What you are seeing is the difference between how Canon develops the images and how Adobe develops the image (in CS2). Your options are somewhat limited in CS2 but you can try the following:
- Open up a 5D image in Camera Raw.
- Make adjustments to make the image look as close to the Jpeg as you can. This will probably mean adding some contrast, upping the shadows/blacks clipping point, and adding some saturation.
- Save those settings as a new Camera Raw default. I don't remember if that is in the same place it is now ("Save new camera raw default" from the fly-out menu on the tab bar) but look around and you should find it.
The hardest part will be trying to get a good match on the color. An upgrade to CS4 would give you many enhancements to Camera Raw, including new Canon-like profiles that will give you 5D color similar to what you get in-camera or from Canon's Digital Photo Professional software.
Hope that helps.
I will give it a try. I have been opening them in Canon Pro and saving them as a Tiff. then opening them in CS2 but you loose all the camera info.
Thanks for the help.
Is the CS4 upgrade worth the 200.00 if I can get the new profile right?

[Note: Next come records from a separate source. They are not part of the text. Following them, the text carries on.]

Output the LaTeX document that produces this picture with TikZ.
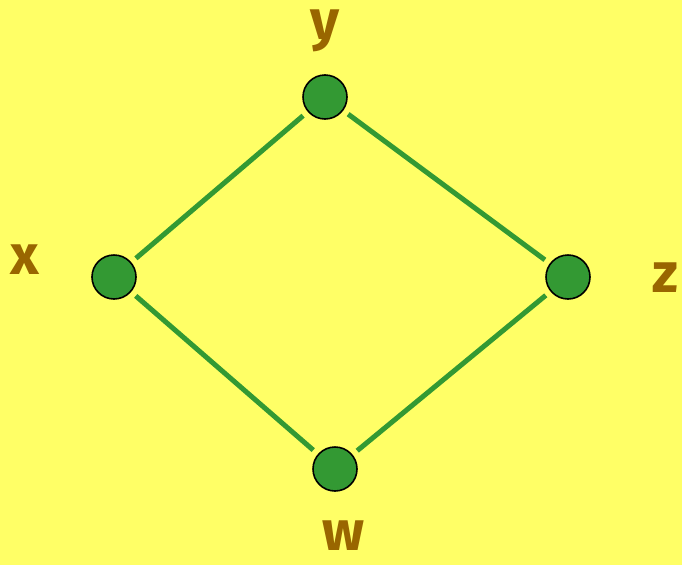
\documentclass[tikz,border=0pt]{standalone}
\usepackage{fontspec}
\setmainfont{Fira Sans}
\definecolor{bgyellow}{HTML}{FFFF66}
\definecolor{vgreen}{HTML}{339933}
\definecolor{lbrown}{HTML}{996600}
\begin{document}
\begin{tikzpicture}[
  x=1pt,y=-1pt,
  vertex/.style={circle,draw=black,line width=1.6pt,fill=vgreen,minimum size=44pt,inner sep=0pt},
  lbl/.style={text=lbrown,font=\fontsize{56}{56}\selectfont\bfseries,inner sep=0pt},
  edge/.style={draw=vgreen,line width=5pt,shorten >=6pt,shorten <=6pt}]
\fill[bgyellow] (0,0) rectangle (682,565);
\useasboundingbox (0,0) rectangle (682,565);
\node[vertex] (y) at (325,97) {};
\node[vertex] (x) at (114,277) {};
\node[vertex] (z) at (568,277) {};
\node[vertex] (w) at (335,469) {};
\node[lbl] (ly) at (325,31) {y};
\node[lbl] (lx) at (25,260) {x};
\node[lbl] (lz) at (665,278) {z};
\node[lbl] (lw) at (343,536) {w};
\draw[edge] (x) -- (y);
\draw[edge] (y) -- (z);
\draw[edge] (x) -- (w);
\draw[edge] (z) -- (w);
\end{tikzpicture}
\end{document}
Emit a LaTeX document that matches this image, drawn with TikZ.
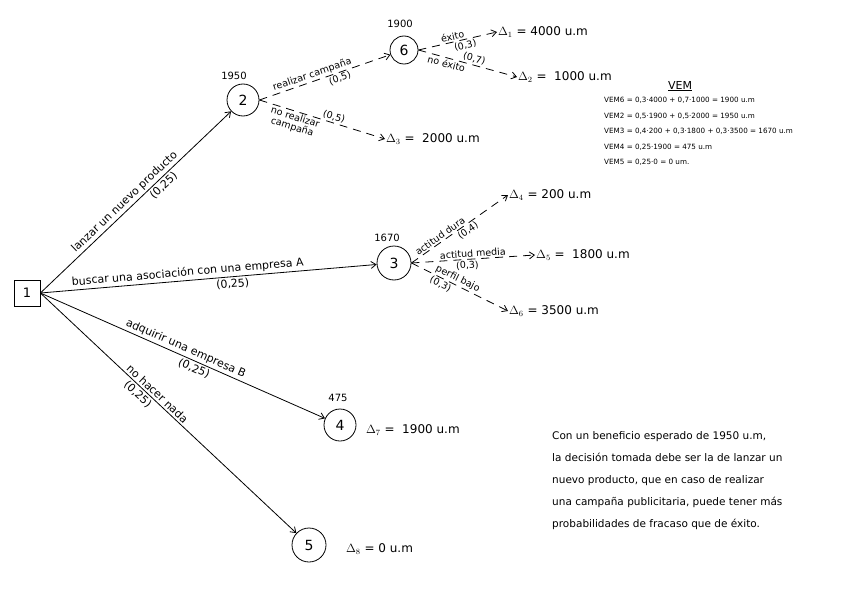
\documentclass[tikz,border=0pt]{standalone}
\usepackage{fontspec}
\setmainfont{DejaVu Sans}
\usetikzlibrary{arrows.meta}
\tikzset{
  decision/.style={draw, thick, minimum size=26pt, inner sep=0pt, font=\fontsize{13}{13}\selectfont},
  chance/.style={draw, thick, circle, minimum size=32pt, inner sep=0pt, font=\fontsize{14}{14}\selectfont},
  payoff/.style={anchor=west, inner sep=1pt, font=\fontsize{12}{14}\selectfont},
  vemval/.style={font=\fontsize{10}{11}\selectfont},
  branch/.style={thick, -{Straight Barb[length=5pt,width=7pt]}},
  subbranch/.style={branch, dashed, dash pattern=on 8pt off 6pt},
  lbl/.style={sloped, font=\fontsize{11}{12}\selectfont, inner sep=2pt},
  slbl/.style={sloped, font=\fontsize{9.5}{10}\selectfont, inner sep=1.5pt, align=center}
}
\begin{document}
\begin{tikzpicture}[x=1pt, y=-1pt]
    \useasboundingbox (0,0) rectangle (848,599);
    % Decision and chance nodes
    \node[decision] (n1) at (27,293) {1};
    \node[chance] (n2) at (243,100) {2};
    \node[chance, minimum size=28pt] (n6) at (404,50) {6};
    \node[chance, minimum size=34pt] (n3) at (394,263) {3};
    \node[chance] (n4) at (340,425) {4};
    \node[chance, minimum size=34pt] (n5) at (309,545) {5};
    % Expected values above nodes
    \node[vemval] (v2) at (234,76) {1950};
    \node[vemval] (v6) at (400,24) {1900};
    \node[vemval] (v3) at (387,238) {1670};
    \node[vemval] (v4) at (338,398) {475};
    % Payoffs
    \node[payoff] (d1) at (497,32) {$\Delta_1$ = 4000 u.m};
    \node[payoff] (d2) at (517,77) {$\Delta_2$ = \ 1000 u.m};
    \node[payoff] (d3) at (385,139) {$\Delta_3$ = \ 2000 u.m};
    \node[payoff] (d4) at (508,195) {$\Delta_4$ = 200 u.m};
    \node[payoff] (d5) at (535,255) {$\Delta_5$ = \ 1800 u.m};
    \node[payoff] (d6) at (508,311) {$\Delta_6$ = 3500 u.m};
    \node[payoff] (d7) at (365,430) {$\Delta_7$ = \ 1900 u.m};
    \node[payoff] (d8) at (345,549) {$\Delta_8$ = 0 u.m};
    % Main decisions
    \draw[branch] (n1.east) -- (n2)
        node[lbl, above, pos=0.47] {lanzar un nuevo producto}
        node[lbl, below, pos=0.62] {(0,25)};
    \draw[branch] (n1.east) -- (n3)
        node[lbl, above, pos=0.44] {buscar una asociación con una empresa A}
        node[lbl, below, pos=0.57] {(0,25)};
    \draw[branch] (n1.east) -- (n4)
        node[lbl, above, pos=0.5] {adquirir una empresa B}
        node[lbl, below, pos=0.55] {(0,25)};
    \draw[branch] (n1.east) -- (n5)
        node[lbl, above, pos=0.44] {no hacer nada}
        node[lbl, below, pos=0.4] {(0,25)};
    % Node 2 branches
    \draw[subbranch] (n2.east) -- (n6)
        node[slbl, above, pos=0.42] {realizar campaña}
        node[slbl, below, pos=0.6] {(0,5)};
    \draw[subbranch] (n2.east) -- (d3.west)
        node[slbl, above, pos=0.58] {(0,5)}
        node[slbl, below, pos=0.3] {no realizar\\campaña};
    % Node 6 branches
    \draw[subbranch] (n6.east) -- (d1.west)
        node[slbl, above, pos=0.45] {éxito}
        node[slbl, below, pos=0.58] {(0,3)};
    \draw[subbranch] (n6.east) -- (d2.west)
        node[slbl, above, pos=0.55] {(0,7)}
        node[slbl, below, pos=0.3] {no éxito};
    % Node 3 branches
    \draw[subbranch] (n3.east) -- (d4.west)
        node[slbl, above, pos=0.33] {actitud dura}
        node[slbl, below, pos=0.55] {(0,4)};
    \draw[subbranch] (n3.east) -- (d5.west)
        node[slbl, above, pos=0.5] {actitud media}
        node[slbl, below, pos=0.45] {(0,3)};
    \draw[subbranch] (n3.east) -- (d6.west)
        node[slbl, above, pos=0.45] {perfil bajo}
        node[slbl, below, pos=0.33] {(0,3)};
    % VEM summary
    \node[font=\fontsize{11}{12}\selectfont] (vem) at (680,86) {\underline{VEM}};
    \node[anchor=north west, align=left, inner sep=0pt, font=\fontsize{7.2}{15.5}\selectfont] (vemlist) at (604,97) {%
        VEM6 = 0,3·4000 + 0,7·1000 = 1900 u.m\\
        VEM2 = 0,5·1900 + 0,5·2000 = 1950 u.m\\
        VEM3 = 0,4·200 + 0,3·1800 + 0,3·3500 = 1670 u.m\\
        VEM4 = 0,25·1900 = 475 u.m\\
        VEM5 = 0,25·0 = 0 um.};
    % Conclusion
    \node[anchor=north west, align=left, inner sep=0pt, font=\fontsize{10.5}{22}\selectfont] (concl) at (552,431) {%
        Con un beneficio esperado de 1950 u.m,\\
        la decisión tomada debe ser la de lanzar un\\
        nuevo producto, que en caso de realizar\\
        una campaña publicitaria, puede tener más\\
        probabilidades de fracaso que de éxito.};
\end{tikzpicture}
\end{document}
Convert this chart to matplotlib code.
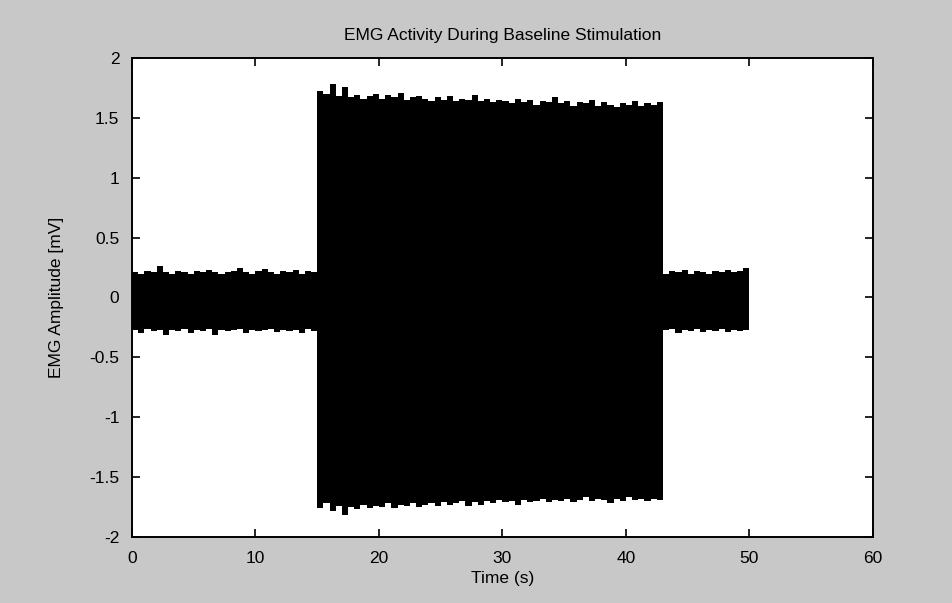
import numpy as np
import matplotlib.pyplot as plt

plt.rcParams['font.family'] = ['Liberation Sans', 'DejaVu Sans']

t_env = np.arange(0, 50.01, 0.5)

# baseline before stimulation (0 - 14.5 s)
base1_upper = [0.21, 0.20, 0.22, 0.21, 0.26, 0.21, 0.20, 0.22, 0.21, 0.20,
               0.22, 0.21, 0.23, 0.21, 0.20, 0.21, 0.22, 0.25, 0.21, 0.20,
               0.22, 0.24, 0.21, 0.20, 0.22, 0.21, 0.23, 0.20, 0.22, 0.21]
base1_lower = [-0.27, -0.30, -0.26, -0.28, -0.27, -0.31, -0.27, -0.28, -0.26, -0.30,
               -0.27, -0.28, -0.26, -0.31, -0.27, -0.28, -0.27, -0.26, -0.30, -0.27,
               -0.28, -0.27, -0.26, -0.29, -0.27, -0.28, -0.27, -0.30, -0.26, -0.28]

# stimulation burst (15 - 42.5 s)
burst_upper = [1.72, 1.70, 1.78, 1.68, 1.76, 1.67, 1.69, 1.66, 1.68, 1.70,
               1.66, 1.69, 1.67, 1.71, 1.65, 1.67, 1.68, 1.66, 1.64, 1.67,
               1.65, 1.68, 1.64, 1.66, 1.65, 1.69, 1.64, 1.66, 1.63, 1.65,
               1.64, 1.62, 1.66, 1.63, 1.65, 1.61, 1.64, 1.63, 1.67, 1.62,
               1.64, 1.60, 1.63, 1.62, 1.65, 1.60, 1.63, 1.61, 1.59, 1.62,
               1.61, 1.64, 1.60, 1.62, 1.61, 1.63]
burst_lower = [-1.76, -1.72, -1.78, -1.74, -1.82, -1.75, -1.77, -1.73, -1.76, -1.74,
               -1.75, -1.72, -1.76, -1.73, -1.74, -1.72, -1.75, -1.73, -1.72, -1.74,
               -1.71, -1.73, -1.72, -1.70, -1.74, -1.71, -1.73, -1.70, -1.72, -1.69,
               -1.71, -1.70, -1.73, -1.69, -1.71, -1.70, -1.68, -1.71, -1.69, -1.70,
               -1.68, -1.71, -1.69, -1.67, -1.70, -1.68, -1.69, -1.72, -1.68, -1.70,
               -1.67, -1.69, -1.68, -1.70, -1.68, -1.69]

# baseline after stimulation (43 - 50 s)
base2_upper = [0.20, 0.22, 0.21, 0.23, 0.20, 0.22, 0.21, 0.20, 0.22, 0.21,
               0.23, 0.21, 0.22, 0.25, 0.25]
base2_lower = [-0.27, -0.26, -0.30, -0.27, -0.28, -0.26, -0.29, -0.27, -0.28, -0.26,
               -0.29, -0.27, -0.28, -0.27, -0.27]

upper = np.array(base1_upper + burst_upper + base2_upper)
lower = np.array(base1_lower + burst_lower + base2_lower)

x_ticks = [0, 10, 20, 30, 40, 50, 60]
y_ticks = [-2, -1.5, -1, -0.5, 0, 0.5, 1, 1.5, 2]
y_tick_labels = ['-2', '-1.5', '-1', '-0.5', '0', '0.5', '1', '1.5', '2']

fig = plt.figure(figsize=(9.53, 6.03), dpi=100, facecolor='#c8c8c8')
ax = fig.add_axes([0.1385, 0.1095, 0.7775, 0.7944])
ax.set_facecolor('white')

ax.fill_between(t_env, lower, upper, step='post', color='black', linewidth=0)

ax.set_xlim(0, 60)
ax.set_ylim(-2, 2)
ax.set_xticks(x_ticks)
ax.set_yticks(y_ticks)
ax.set_yticklabels(y_tick_labels)
ax.tick_params(direction='in', length=6, width=1.2, top=True, right=True,
               labelsize=12.5)
ax.tick_params(axis='x', pad=10)
ax.tick_params(axis='y', pad=9)
for s in ax.spines.values():
    s.set_linewidth(1.4)

ax.set_title('EMG Activity During Baseline Stimulation', fontsize=12.5, pad=13)
ax.set_xlabel('Time (s)', fontsize=12.5, labelpad=4)
ax.set_ylabel('EMG Amplitude [mV]', fontsize=12.5, labelpad=18)

fig.savefig('out.png', dpi=100, facecolor=fig.get_facecolor())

Evaluating the worth/value of the upgrade is a pretty personal thing although since you will be going from CS2 to CS4, there have been many changes in both PS and ACR.
Specifically regarding raw color interpretation, most people feel that it is much better since CS3, when the new color engine and profiles became available. You also have the option of using the DNG profile editor to shoot a ColorChecker chart and make your own custom profile. It is easy to do and works very well. It only requires investment in the chart ($60-70 US).
The biggest downside to CS4 could be it's power requirements compared to your current machine. In particular, it will work better if you have a fairly new graphics card with OpenGL capability.
If you are interested, I would suggest downloading and trying out the demo.
The DPP route you are currently using also works. It just requires the intermediate files.